"Mereka (Brimob dan Sabhara) baru lulus pendidikan lima bulan lalu, jadi itu polisi baru. Satuan Brimob lulusan pendidikan dari Jawa Timur sementara Sabhara dari Purwokerto," kata Kapolda, Kamis (25/07/2013) dini hari.
Seperti diberitakan, puluhan oknum polisi yang diduga anggota Brimob Polda Jateng menyerang markas Direktorat Sabhara Polda Jateng di Mijen, Semarang, Kamis (25/07/2013) sekitar pukul 00.00 WIB. Belum diketahui pasti latar belakang penyerangan.
Saat dikonfirmasi, Kapolda Jateng, Irjen Pol Dwi Priyatno mengatakan, ada sejumlah anggota yang terluka.
"Luka lecet-lecet kena pukulan, ada yang kena kursi," kata Priyatno kepada Tribun Jateng.
Kapolda menambahkan, peristiwa ini dikarenakan miskomunikasi. Kapolda tidak menjelaskan miskomunikasi tersebut. "Tidak ada yang dibawa ke rumah sakit," tambahnya.
Lalu, apakah pelakunya sudah ditangkap? "Saat ini mereka sedang diapelkan di markas brimob. Sudah kami amankan dan mintai keterangan. Maaf, saya masih di lokasi dan sedang memeriksa kondisi lapangan," kata kapolda kemudian menutup teleponnya.
Aksi baku hantam anggota Satuan Brimob dengan Sabhara di Gedung Direktorat Sabhara Polda Jawa Tengah, Rabu (24/7/2013) malam, dilakukan para polisi yang baru lulus Sekolah Polisi Negara (SPN).
Hal ini patut menjadi perhatian, karena pendidikan kedisiplinan yang mereka dapatkan selama enam bulan, seharusnya masih melekat di benak mereka.
Lalu, kenapa bisa terjadi peristiwa memalukan tersebut? Apakah pendidikan bintara kepolisian terlalu cepat? Sehingga, dalam pencetakan anggota Polri, terutama anggota-anggota yang akan diterjunkan menghadapi masyarakat, kurang terbina mental dan emosinya?
Menyikapi hal tersebut, Kepala Divisi Humas Polri Irjen Ronny Franky Sompie mengungkapkan, pendidikan di SPN di bawah polda, sudah diupayakan untuk memberikan pengasuhan dalam rangka menggembleng moral, mental, serta spiritual para bintara.

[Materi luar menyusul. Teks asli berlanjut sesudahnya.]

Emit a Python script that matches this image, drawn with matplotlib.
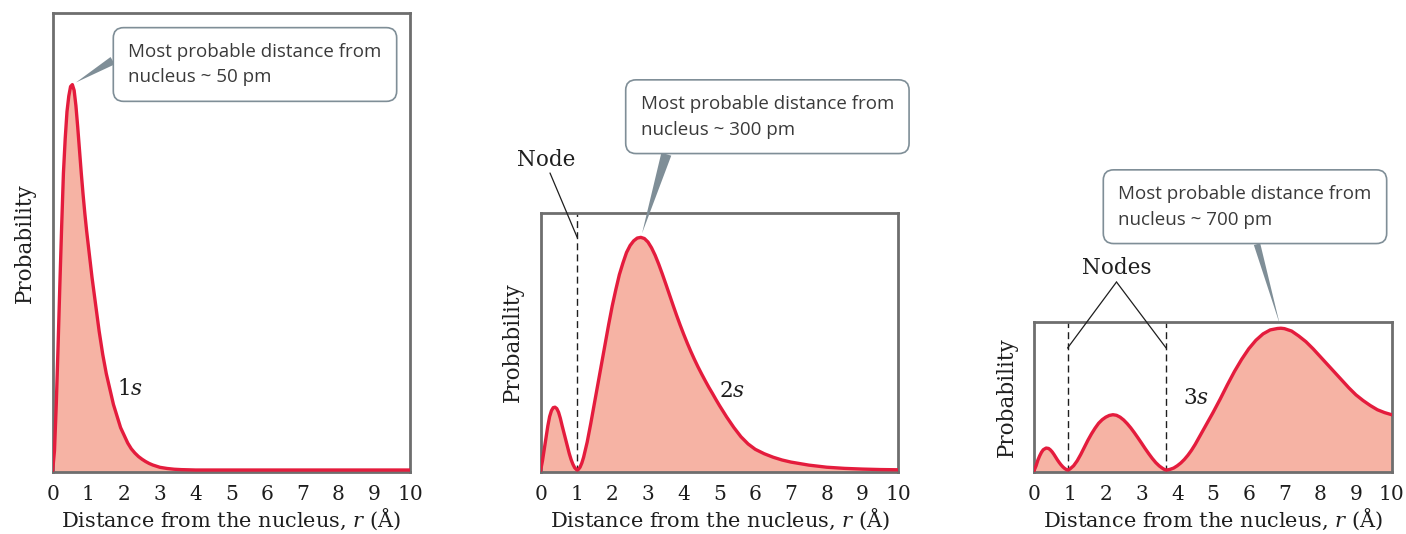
import matplotlib
matplotlib.use("Agg")
from matplotlib import pyplot as plt

plt.rcParams['font.family'] = 'DejaVu Serif'
plt.rcParams['mathtext.fontset'] = 'dejavuserif'

# radial probability (peak of each curve = 1)
r_1s = [0, 0.05, 0.1, 0.15, 0.2, 0.25, 0.3, 0.35, 0.4, 0.45, 0.5, 0.55, 0.6, 0.65, 0.7, 0.75,
        0.8, 0.85, 0.9, 0.95, 1.0, 1.1, 1.2, 1.3, 1.4, 1.5, 1.6, 1.7, 1.8, 1.9, 2.0, 2.1,
        2.2, 2.3, 2.4, 2.5, 2.6, 2.7, 2.8, 2.9, 3.0, 3.2, 3.4, 3.6, 3.8, 4.0, 5, 6, 7, 8, 9, 10]
p_1s = [0, 0.05, 0.17, 0.32, 0.48, 0.63, 0.77, 0.86, 0.93, 0.97, 0.995, 1.0, 0.985, 0.945, 0.89, 0.83,
        0.77, 0.715, 0.665, 0.62, 0.58, 0.50, 0.43, 0.36, 0.30, 0.25, 0.21, 0.17, 0.14, 0.11, 0.09, 0.07,
        0.055, 0.044, 0.035, 0.028, 0.022, 0.017, 0.013, 0.01, 0.007, 0.004, 0.002, 0.001, 0.0005, 0,
        0, 0, 0, 0, 0, 0]

r_2s = [0, 0.05, 0.1, 0.15, 0.2, 0.25, 0.3, 0.35, 0.4, 0.45, 0.5, 0.55, 0.6, 0.65, 0.7, 0.75,
        0.8, 0.85, 0.9, 0.95, 1.0, 1.02, 1.05, 1.1, 1.15, 1.2, 1.3, 1.4, 1.5, 1.6, 1.7, 1.8,
        1.9, 2.0, 2.1, 2.2, 2.3, 2.4, 2.5, 2.6, 2.7, 2.8, 2.9, 3.0, 3.1, 3.2, 3.3, 3.4,
        3.5, 3.6, 3.7, 3.8, 3.9, 4.0, 4.1, 4.2, 4.3, 4.4, 4.5, 4.6, 4.7, 4.8, 4.9, 5.0,
        5.2, 5.4, 5.6, 5.8, 6.0, 6.25, 6.5, 6.75, 7.0, 7.5, 8.0, 8.5, 9.0, 9.5, 10.0]
p_2s = [0, 0.04, 0.09, 0.14, 0.19, 0.23, 0.255, 0.268, 0.27, 0.264, 0.248, 0.222, 0.19, 0.16, 0.13, 0.10,
        0.07, 0.045, 0.025, 0.01, 0.002, 0, 0.002, 0.012, 0.03, 0.055, 0.12, 0.20, 0.285, 0.37, 0.455, 0.54,
        0.625, 0.705, 0.775, 0.84, 0.89, 0.935, 0.965, 0.985, 0.997, 1.0, 0.995, 0.98, 0.955, 0.923, 0.885, 0.843,
        0.799, 0.754, 0.709, 0.665, 0.623, 0.583, 0.545, 0.509, 0.475, 0.443, 0.413, 0.384, 0.356, 0.33, 0.303, 0.277,
        0.228, 0.183, 0.143, 0.112, 0.089, 0.07, 0.055, 0.043, 0.034, 0.021, 0.012, 0.007, 0.004, 0.002, 0.001]

r_3s = [0, 0.05, 0.1, 0.15, 0.2, 0.25, 0.33, 0.4, 0.45, 0.5, 0.55, 0.6, 0.65, 0.7, 0.75, 0.8,
        0.85, 0.9, 0.93, 0.97, 1.0, 1.1, 1.2, 1.3, 1.4, 1.5, 1.6, 1.7, 1.8, 1.9, 2.0, 2.1,
        2.2, 2.3, 2.4, 2.5, 2.6, 2.7, 2.8, 2.9, 3.0, 3.1, 3.2, 3.3, 3.4, 3.5, 3.6, 3.65,
        3.69, 3.75, 3.8, 3.9, 4.0, 4.1, 4.2, 4.3, 4.4, 4.5, 4.6, 4.7, 4.8, 4.9, 5.0, 5.2,
        5.4, 5.6, 5.8, 6.0, 6.2, 6.4, 6.6, 6.8, 6.9, 7.0, 7.2, 7.4, 7.6, 7.8, 8.0, 8.2,
        8.4, 8.6, 8.8, 9.0, 9.2, 9.4, 9.6, 9.8, 10.0]
p_3s = [0, 0.03, 0.07, 0.10, 0.125, 0.143, 0.155, 0.152, 0.142, 0.128, 0.11, 0.09, 0.07, 0.052, 0.036, 0.022,
        0.011, 0.003, 0, 0.003, 0.008, 0.03, 0.065, 0.11, 0.16, 0.21, 0.255, 0.295, 0.33, 0.355, 0.373, 0.385,
        0.39, 0.386, 0.373, 0.353, 0.327, 0.297, 0.263, 0.227, 0.19, 0.152, 0.116, 0.082, 0.052, 0.028, 0.01, 0.003,
        0, 0.002, 0.005, 0.014, 0.03, 0.05, 0.075, 0.105, 0.14, 0.18, 0.225, 0.27, 0.315, 0.36, 0.405, 0.50,
        0.60, 0.695, 0.78, 0.855, 0.915, 0.96, 0.988, 0.998, 1.0, 0.997, 0.98, 0.945, 0.905, 0.855, 0.80, 0.745,
        0.69, 0.635, 0.58, 0.53, 0.49, 0.455, 0.425, 0.405, 0.39]

orbitals = ['1s', '2s', '3s']
peak_r = [0.55, 2.8, 6.9]
nodes = [[], [1.02], [0.93, 3.69]]
callouts = ['Most probable distance from\nnucleus ~ 50 pm',
            'Most probable distance from\nnucleus ~ 300 pm',
            'Most probable distance from\nnucleus ~ 700 pm']
xticks = list(range(11))

RED = '#e41c3d'
FILL = '#f6b3a4'
FRAME = '#6e6e6e'
CALLOUT = '#7f8e97'
INK = '#1e1e1e'

W, H = 1406, 534
fig = plt.figure(figsize=(W / 100, H / 100), dpi=100)

# axes boxes in pixels: left, bottom(from top), right, top(from top)
boxes = [(52.7, 472, 410, 13.3), (540.7, 472, 898.3, 212.7), (1034.3, 472, 1391.7, 321.7)]
tops = [1.185, 1.106, 1.046]
data = [(r_1s, p_1s), (r_2s, p_2s), (r_3s, p_3s)]
axes = []
for (x0, yb, x1, yt), top, (r, p) in zip(boxes, tops, data):
    ax = fig.add_axes([x0 / W, (H - yb) / H, (x1 - x0) / W, (yb - yt) / H])
    ymin = -top * 2.0 / (yb - yt)
    ax.fill_between(r, p, ymin, color=FILL, lw=0, zorder=1)
    ax.plot(r, p, color=RED, lw=2.4, solid_joinstyle='round', zorder=3)
    ax.set_xlim(0, 10)
    ax.set_ylim(ymin, top)
    ax.set_xticks(xticks)
    ax.set_yticks([])
    ax.tick_params(axis='x', length=0, pad=9, labelsize=14.5, labelcolor=INK)
    for sp in ax.spines.values():
        sp.set_color(FRAME)
        sp.set_linewidth(2)
        sp.set_zorder(2)
    ax.set_xlabel('Distance from the nucleus, $r$ (Å)', fontsize=15, labelpad=2, color=INK)
    ax.set_ylabel('Probability', fontsize=15.5, labelpad=12, color=INK)
    axes.append(ax)

# orbital labels
label_pos = [(1.8, 0.21), (4.98, 0.34), (4.16, 0.51)]
for ax, name, (lx, ly) in zip(axes, orbitals, label_pos):
    ax.text(lx, ly, name[0] + '$\\mathit{' + name[1] + '}$', fontsize=15.5,
            ha='left', va='center', color=INK)

# node lines
for ax, nd in zip(axes, nodes):
    for n in nd:
        ax.axvline(n, color=INK, lw=1.0, linestyle=(0, (5, 3)), zorder=2)

axes[1].text(546 / W, 1 - 160 / H, 'Node', transform=fig.transFigure,
             fontsize=15.5, ha='center', va='center', color=INK)
axes[1].annotate('', xy=(nodes[1][0], 1.0), xytext=(550, H - 173), textcoords='figure pixels',
                 arrowprops=dict(arrowstyle='-', color=INK, lw=0.9, shrinkA=0, shrinkB=0),
                 annotation_clip=False)
axes[2].text(1116.7 / W, 1 - 268 / H, 'Nodes', transform=fig.transFigure,
             fontsize=15.5, ha='center', va='center', color=INK)
for n in nodes[2]:
    axes[2].annotate('', xy=(n, 0.86), xytext=(1116.5, H - 282), textcoords='figure pixels',
                     arrowprops=dict(arrowstyle='-', color=INK, lw=0.9, shrinkA=0, shrinkB=0),
                     annotation_clip=False)

# callout boxes
text_pos = [(128.3, 64.5), (640.7, 116.7), (1118.3, 206.7)]
relpos = [(0, 0.8), (0.12, 0), (0.53, 0)]
tails = [0.45, 0.55, 0.35]
for ax, txt, pk, p_all, (tx, ty), rp, tw in zip(axes, callouts, peak_r, data, text_pos, relpos, tails):
    ax.annotate(txt, xy=(pk, max(p_all[1])), xycoords='data',
                xytext=(tx, H - ty), textcoords='figure pixels',
                ha='left', va='center', fontsize=13.5, family='Open Sans',
                color='#3a3a3a', linespacing=1.55, annotation_clip=False, zorder=5,
                bbox=dict(boxstyle='round,pad=0.8,rounding_size=0.55', fc='white',
                          ec=CALLOUT, lw=1.2),
                arrowprops=dict(arrowstyle='wedge,tail_width=%g' % tw, fc=CALLOUT, ec='none',
                                relpos=rp, shrinkA=0, shrinkB=3))

plt.savefig('out.png', dpi=100)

“Selain pendidikan kepolisian, pelatihan baris berbaris, serta kemampuan lain, ada pola-pola pengasuhan yang melatih sikap mental mereka. Kedisiplinan itu melatih sikap mental yang bersahabat, bersosial dengan kawannya, terutama dengan masyarakat,” jelas Ronny di Mabes Polri, Jakarta Selatan, Kamis (25/7/2013).
“Peristiwa ini jadi evaluasi. Sebenarnya, pelajaran dan pelatihan tidak pernah berhenti di kepolisian. Mulai saat apel pagi, siang, dan pelaksanaan tugas, pembinaan mental spiritual diberikan oleh pimpinan,” tutur Ronny.
Kepolisian saat ini harus mencetak 50 ribu anggota Polri hingga 2014, untuk mengantisipasi kekurangan personel guna menjaga keamanan dan ketertiban.
Sebagai pengayom, pelindung, dan pelayan masyarakat, anggota Polri perlu menunjukkan sikap yang baik di mata masyarakat, terutama penguasaan emosi, supaya konflik antara masyarakat dan Polri dapat terhindar saat melakukan pengamanan.
Ronny memaparkan, Bripda-Bripda yang terlibat dalam insiden di Mapolda Jawa Tengah, dididik selama enam bulan. Mereka merupakan Bripda baru yang bertugas di Polda Jateng.
Menurut jenderal polisi bintang dua, isi BlackBerry Messenger (BBM) yang diterima anggota Satuan Brimob Polda Jawa Tengah, semacam menantang temannya sendiri.
Tapi, sebetulnya kalau dibaca secara rendah hati, isi BBM merupakan guyon di antara mereka. Itu menunjukan kurangnya penguasaan emosi para polisi baru.
“Mungkin saja mereka baru menyelesaikan suatu tugas, sehingga terbawa situasi yang kurang baik saat bertugas,” cetus Ronny.